» **INSTRUCTIONS FOR THE TASK**
Your task is to retype the lines from the opening of the material through the line that includes "350, interval: 50". Do not copy the pictures.

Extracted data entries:
= = =
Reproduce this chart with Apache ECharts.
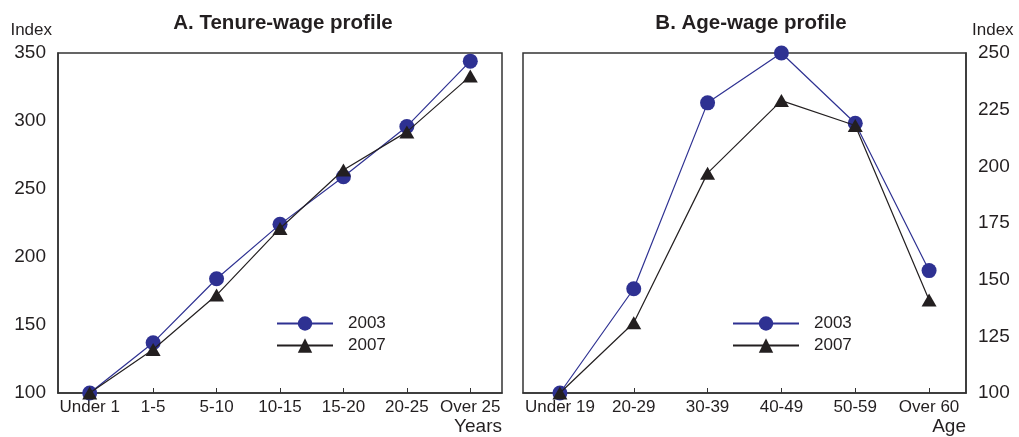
<!DOCTYPE html>
<html>
<head>
<meta charset="utf-8">
<script src="https://cdn.jsdelivr.net/npm/echarts@6/dist/echarts.min.js"></script>
<style>
  html, body { margin: 0; padding: 0; background: #fff; }
  #chart { width: 1019px; height: 437px; }
</style>
</head>
<body>
<div id="chart"></div>
<script>
// panel A: tenure
var tenureCats = ['Under 1', '1-5', '5-10', '10-15', '15-20', '20-25', 'Over 25'];
var tenure2003 = [100, 137, 184, 224, 259, 296, 344];
var tenure2007 = [100, 132, 172, 221, 264, 292, 333];
var tenureTicks = { min: 100, max: 350, interval: 50 };

// panel B: age
var ageCats = ['Under 19', '20-29', '30-39', '40-49', '50-59', 'Over 60'];
var age2003 = [100, 146, 228, 250, 219, 154];
var age2007 = [100, 131, 197, 229, 218, 141];
var ageTicks = { min: 100, max: 250, interval: 25 };

var FONT = '"Liberation Sans", Arial, sans-serif';
var TXT = '#231f20';
var BLUE = '#2e3192';
var BLACK = '#231f20';

var myChart = echarts.init(document.getElementById('chart'));

function xAxisFor(idx, cats, name) {
	return {
		gridIndex: idx,
		type: 'category',
		data: cats,
		boundaryGap: true,
		name: name,
		nameLocation: 'end',
		nameGap: 0,
		nameTextStyle: { fontFamily: FONT, fontSize: 19, color: TXT, align: 'right', verticalAlign: 'top', padding: [24, 0, 0, 0] },
		axisLine: { show: true, lineStyle: { color: '#333', width: 1.5 } },
		axisTick: { show: true, inside: true, alignWithLabel: true, length: 5, lineStyle: { color: '#333', width: 1 } },
		axisLabel: { fontFamily: FONT, fontSize: 17, color: TXT, margin: 6, interval: 0 },
		splitLine: { show: false }
	};
}

function yAxisFor(idx, ticks, pos) {
	return {
		gridIndex: idx,
		type: 'value',
		position: pos,
		min: ticks.min,
		max: ticks.max,
		interval: ticks.interval,
		name: 'Index',
		nameLocation: 'end',
		nameGap: 23,
		nameTextStyle: {
			fontFamily: FONT, fontSize: 17, color: TXT, verticalAlign: 'middle',
			align: pos === 'left' ? 'right' : 'left',
			padding: pos === 'left' ? [0, 6, 0, 0] : [0, 0, 0, 6]
		},
		axisLine: { show: true, lineStyle: { color: '#333', width: 1.5 } },
		axisTick: { show: false },
		axisLabel: { fontFamily: FONT, fontSize: 19, color: TXT, margin: 12 },
		splitLine: { show: false }
	};
}

function lineSeries(name, data, idx, isCircle) {
	return {
		name: name,
		type: 'line',
		xAxisIndex: idx,
		yAxisIndex: idx,
		data: data,
		clip: false,
		symbol: isCircle ? 'circle' : 'triangle',
		symbolSize: isCircle ? 15 : [15, 13],
		lineStyle: { color: isCircle ? BLUE : BLACK, width: 1.2 },
		itemStyle: { color: isCircle ? BLUE : BLACK },
		z: isCircle ? 2 : 3
	};
}

function legendAt(left, width) {
	return {
		orient: 'vertical',
		left: left,
		top: 310,
		itemWidth: width,
		itemHeight: 18,
		itemGap: 5,
		data: ['2003', '2007'],
		selectedMode: false,
		textStyle: { fontFamily: FONT, fontSize: 17, color: TXT, padding: [0, 0, 0, 10] }
	};
}

var option = {
	animation: false,
	backgroundColor: '#fff',
	title: [
		{ text: 'A. Tenure-wage profile', left: 278, textAlign: 'center', top: 8,
		  textStyle: { fontFamily: FONT, fontSize: 20.5, fontWeight: 'bold', color: TXT } },
		{ text: 'B. Age-wage profile', left: 746, textAlign: 'center', top: 8,
		  textStyle: { fontFamily: FONT, fontSize: 20.5, fontWeight: 'bold', color: TXT } }
	],
	legend: [legendAt(271, 56), legendAt(727, 66)],
	grid: [
		{ left: 58, right: 517, top: 53, bottom: 44, show: true, borderColor: '#333', borderWidth: 1.5 },
		{ left: 523, right: 53, top: 53, bottom: 44, show: true, borderColor: '#333', borderWidth: 1.5 }
	],
	xAxis: [xAxisFor(0, tenureCats, 'Years'), xAxisFor(1, ageCats, 'Age')],
	yAxis: [yAxisFor(0, tenureTicks, 'left'), yAxisFor(1, ageTicks, 'right')],
	series: [
		lineSeries('2003', tenure2003, 0, true),
		lineSeries('2007', tenure2007, 0, false),
		lineSeries('2003', age2003, 1, true),
		lineSeries('2007', age2007, 1, false)
	]
};

myChart.setOption(option);
</script>
</body>
</html>
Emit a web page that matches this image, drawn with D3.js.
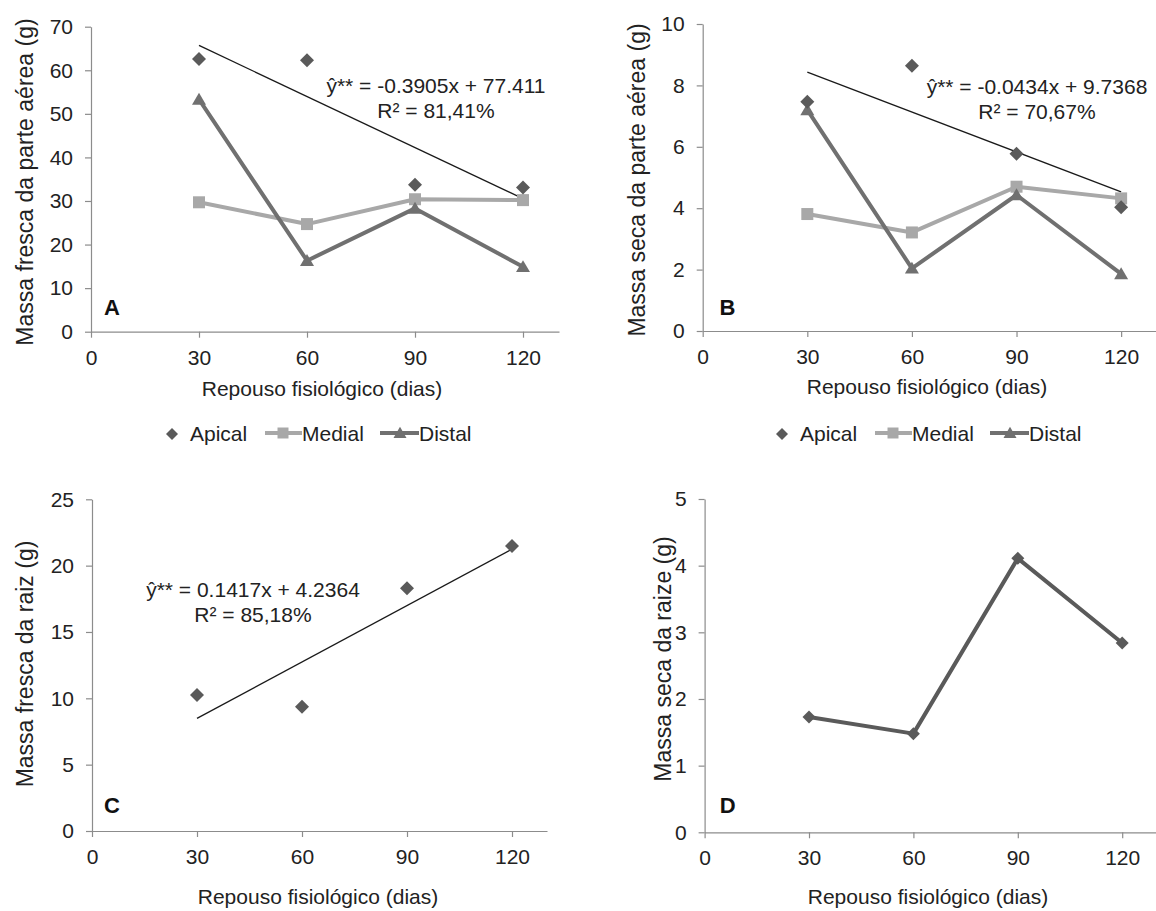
<!DOCTYPE html>
<html>
<head>
<meta charset="utf-8">
<script src="https://cdn.jsdelivr.net/npm/d3@7"></script>
<style>
  html, body { margin: 0; padding: 0; background: #ffffff; }
  svg { display: block; }
  text { font-family: "Liberation Sans", Arial, sans-serif; }
</style>
</head>
<body>
<svg id="fig" width="1156" height="911"></svg>
<script>
// Sampling days (x values) and tick sets
const days = [30, 60, 90, 120];
const xTickValues = [0, 30, 60, 90, 120];

// A: fresh shoot mass (g)
const apicalFreshShoot = [62.6, 62.3, 33.7, 33.1];
const medialFreshShoot = [29.7, 24.7, 30.4, 30.2];
const distalFreshShoot = [53.3, 16.3, 28.3, 14.9];
const ticksA = [0, 10, 20, 30, 40, 50, 60, 70];

// B: dry shoot mass (g)
const apicalDryShoot = [7.47, 8.64, 5.77, 4.03];
const medialDryShoot = [3.81, 3.21, 4.70, 4.32];
const distalDryShoot = [7.20, 2.04, 4.43, 1.86];
const ticksB = [0, 2, 4, 6, 8, 10];

// C: fresh root mass (g), apical cuttings
const apicalFreshRoot = [10.25, 9.37, 18.29, 21.48];
const ticksC = [0, 5, 10, 15, 20, 25];

// D: dry root mass (g), apical cuttings
const apicalDryRoot = [1.73, 1.48, 4.11, 2.84];
const ticksD = [0, 1, 2, 3, 4, 5];

// Linear fits for the apical series (slope, intercept) and their labels
const fitSlopes = [-0.3905, -0.0434, 0.1417];
const fitIntercepts = [77.411, 9.7368, 4.2364];
const fitEquations = ["ŷ** = -0.3905x + 77.411", "ŷ** = -0.0434x + 9.7368", "ŷ** = 0.1417x + 4.2364"];
const fitR2 = ["R² = 81,41%", "R² = 70,67%", "R² = 85,18%"];

const seriesNames = ["Apical", "Medial", "Distal"];
const xTitle = "Repouso fisiológico (dias)";

const COL_APICAL = "#5a5a5a";
const COL_MEDIAL = "#a8a8a8";
const COL_DISTAL = "#707070";
const COL_AXIS = "#8c8c8c";
const COL_TEXT = "#222222";

const svg = d3.select("#fig");

// marker shapes
const diamondType = { draw(ctx, size) { const r = Math.sqrt(size) / 2; ctx.moveTo(0, -r); ctx.lineTo(r, 0); ctx.lineTo(0, r); ctx.lineTo(-r, 0); ctx.closePath(); } };
const squareType = { draw(ctx, size) { const h = Math.sqrt(size) / 2; ctx.rect(-h, -h, 2 * h, 2 * h); } };
const triangleType = { draw(ctx, size) { const w = Math.sqrt(size) / 2; ctx.moveTo(0, -w * 0.95); ctx.lineTo(w, w * 0.75); ctx.lineTo(-w, w * 0.75); ctx.closePath(); } };

const diamondPath = d3.symbol().type(diamondType).size(14 * 14)();
const squarePath = d3.symbol().type(squareType).size(12 * 12)();
const trianglePath = d3.symbol().type(triangleType).size(14 * 14)();

function drawPanel(p) {
  const g = svg.append("g");
  const x = d3.scaleLinear().domain([0, 130]).range([p.left, p.right]);
  const y = d3.scaleLinear().domain([0, p.ymax]).range([p.bottom, p.top]);
  const fmt = d3.format("d");

  const xAxis = g.append("g").attr("transform", `translate(0,${p.bottom})`)
    .call(d3.axisBottom(x).tickValues(xTickValues).tickFormat(fmt).tickSize(6).tickSizeOuter(0).tickPadding(12));
  const yAxis = g.append("g").attr("transform", `translate(${p.left},0)`)
    .call(d3.axisLeft(y).tickValues(p.yTicks).tickFormat(fmt).tickSize(6).tickSizeOuter(0).tickPadding(12));
  [xAxis, yAxis].forEach(a => {
    a.selectAll("path.domain").attr("stroke", COL_AXIS).attr("stroke-width", 1.2);
    a.selectAll(".tick line").attr("stroke", COL_AXIS).attr("stroke-width", 1.2);
    a.selectAll(".tick text").attr("fill", COL_TEXT).style("font-size", "21px")
      .style("font-family", '"Liberation Sans", Arial, sans-serif');
  });

  // trend line for the apical series
  if (p.fit != null) {
    const k = p.fit;
    const ends = [days[0], days[days.length - 1]];
    g.append("path")
      .attr("d", d3.line().x(d => x(d)).y(d => y(fitSlopes[k] * d + fitIntercepts[k]))(ends))
      .attr("fill", "none").attr("stroke", "#1a1a1a").attr("stroke-width", 1.3);
  }

  const line = d3.line().x((d, i) => x(days[i])).y(d => y(d));

  (p.lines || []).forEach(s => {
    g.append("path").attr("d", line(s.values)).attr("fill", "none")
      .attr("stroke", s.color).attr("stroke-width", 4).attr("stroke-linejoin", "round");
  });

  (p.markers || []).forEach(s => {
    g.selectAll(null).data(s.values).enter().append("path")
      .attr("d", s.shape)
      .attr("transform", (d, i) => `translate(${x(days[i])},${y(d)})`)
      .attr("fill", s.color);
  });

  // panel letter
  g.append("text").attr("x", p.letterX).attr("y", p.letterY).attr("text-anchor", "middle")
    .attr("fill", "#111").style("font-size", "22px").style("font-weight", "bold").text(p.letter);

  // equation
  if (p.fit != null) {
    g.append("text").attr("x", p.eqX).attr("y", p.eqY).attr("text-anchor", "middle")
      .attr("fill", COL_TEXT).style("font-size", "21px").text(fitEquations[p.fit]);
    g.append("text").attr("x", p.eqX).attr("y", p.eqY + 25).attr("text-anchor", "middle")
      .attr("fill", COL_TEXT).style("font-size", "21px").text(fitR2[p.fit]);
  }

  // axis titles
  g.append("text").attr("transform", `translate(${p.yLabelX},${p.yLabelY}) rotate(-90)`)
    .attr("text-anchor", "middle").attr("fill", COL_TEXT).style("font-size", "23px").text(p.yTitle);
  g.append("text").attr("x", p.xTitleX).attr("y", p.xTitleY).attr("text-anchor", "middle")
    .attr("fill", COL_TEXT).style("font-size", "21px").text(xTitle);
}

function drawLegend(lx, ly) {
  const g = svg.append("g").attr("transform", `translate(${lx},${ly})`);
  // Apical: marker only
  g.append("path").attr("d", d3.symbol().type(diamondType).size(12 * 12)()).attr("transform", "translate(0,1)").attr("fill", COL_APICAL);
  g.append("text").attr("x", 18).attr("y", 8).attr("fill", COL_TEXT).style("font-size", "21px").text(seriesNames[0]);
  // Medial: line + square
  g.append("line").attr("x1", 93).attr("x2", 130).attr("y1", 0).attr("y2", 0).attr("stroke", COL_MEDIAL).attr("stroke-width", 4);
  g.append("path").attr("d", d3.symbol().type(squareType).size(11 * 11)()).attr("transform", "translate(111,0)").attr("fill", COL_MEDIAL);
  g.append("text").attr("x", 130).attr("y", 8).attr("fill", COL_TEXT).style("font-size", "21px").text(seriesNames[1]);
  // Distal: line + triangle
  g.append("line").attr("x1", 208).attr("x2", 247).attr("y1", 0).attr("y2", 0).attr("stroke", COL_DISTAL).attr("stroke-width", 4);
  g.append("path").attr("d", d3.symbol().type(triangleType).size(13 * 13)()).attr("transform", "translate(228,0)").attr("fill", COL_DISTAL);
  g.append("text").attr("x", 247).attr("y", 8).attr("fill", COL_TEXT).style("font-size", "21px").text(seriesNames[2]);
}

drawPanel({
  left: 91, right: 559, top: 26.7, bottom: 331.7, ymax: 70, yTicks: ticksA, fit: 0,
  lines: [{ values: medialFreshShoot, color: COL_MEDIAL }, { values: distalFreshShoot, color: COL_DISTAL }],
  markers: [{ values: medialFreshShoot, color: COL_MEDIAL, shape: squarePath },
            { values: distalFreshShoot, color: COL_DISTAL, shape: trianglePath },
            { values: apicalFreshShoot, color: COL_APICAL, shape: diamondPath }],
  letter: "A", letterX: 112, letterY: 315, eqX: 436, eqY: 93,
  yTitle: "Massa fresca da parte aérea (g)", yLabelX: 33, yLabelY: 182,
  xTitleX: 322, xTitleY: 396
});

drawPanel({
  left: 702.7, right: 1156, top: 24, bottom: 331, ymax: 10, yTicks: ticksB, fit: 1,
  lines: [{ values: medialDryShoot, color: COL_MEDIAL }, { values: distalDryShoot, color: COL_DISTAL }],
  markers: [{ values: medialDryShoot, color: COL_MEDIAL, shape: squarePath },
            { values: distalDryShoot, color: COL_DISTAL, shape: trianglePath },
            { values: apicalDryShoot, color: COL_APICAL, shape: diamondPath }],
  letter: "B", letterX: 727.5, letterY: 315, eqX: 1037, eqY: 94,
  yTitle: "Massa seca da parte  aérea (g)", yLabelX: 645, yLabelY: 180,
  xTitleX: 927, xTitleY: 394
});

drawPanel({
  left: 92, right: 547, top: 499.3, bottom: 831, ymax: 25, yTicks: ticksC, fit: 2,
  markers: [{ values: apicalFreshRoot, color: COL_APICAL, shape: diamondPath }],
  letter: "C", letterX: 112, letterY: 813, eqX: 253, eqY: 597,
  yTitle: "Massa fresca da raiz (g)", yLabelX: 33, yLabelY: 664,
  xTitleX: 318, xTitleY: 904
});

drawPanel({
  left: 704.6, right: 1157, top: 499, bottom: 832.3, ymax: 5, yTicks: ticksD, fit: null,
  lines: [{ values: apicalDryRoot, color: COL_APICAL }],
  markers: [{ values: apicalDryRoot, color: COL_APICAL, shape: d3.symbol().type(diamondType).size(13 * 13)() }],
  letter: "D", letterX: 727.6, letterY: 813,
  yTitle: "Massa seca da raize (g)", yLabelX: 671, yLabelY: 659,
  xTitleX: 928, xTitleY: 904
});

drawLegend(172, 433);
drawLegend(782, 433);
</script>
</body>
</html>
= = =
» **RESPONSE TO THIS EXERCISE**
Reproduce this chart with Apache ECharts.
<!DOCTYPE html>
<html>
<head>
<meta charset="utf-8">
<script src="https://cdn.jsdelivr.net/npm/echarts@6/dist/echarts.min.js"></script>
<style>
  html, body { margin: 0; padding: 0; background: #fff; }
  #chart { width: 1019px; height: 437px; }
</style>
</head>
<body>
<div id="chart"></div>
<script>
// panel A: tenure
var tenureCats = ['Under 1', '1-5', '5-10', '10-15', '15-20', '20-25', 'Over 25'];
var tenure2003 = [100, 137, 184, 224, 259, 296, 344];
var tenure2007 = [100, 132, 172, 221, 264, 292, 333];
var tenureTicks = { min: 100, max: 350, interval: 50 };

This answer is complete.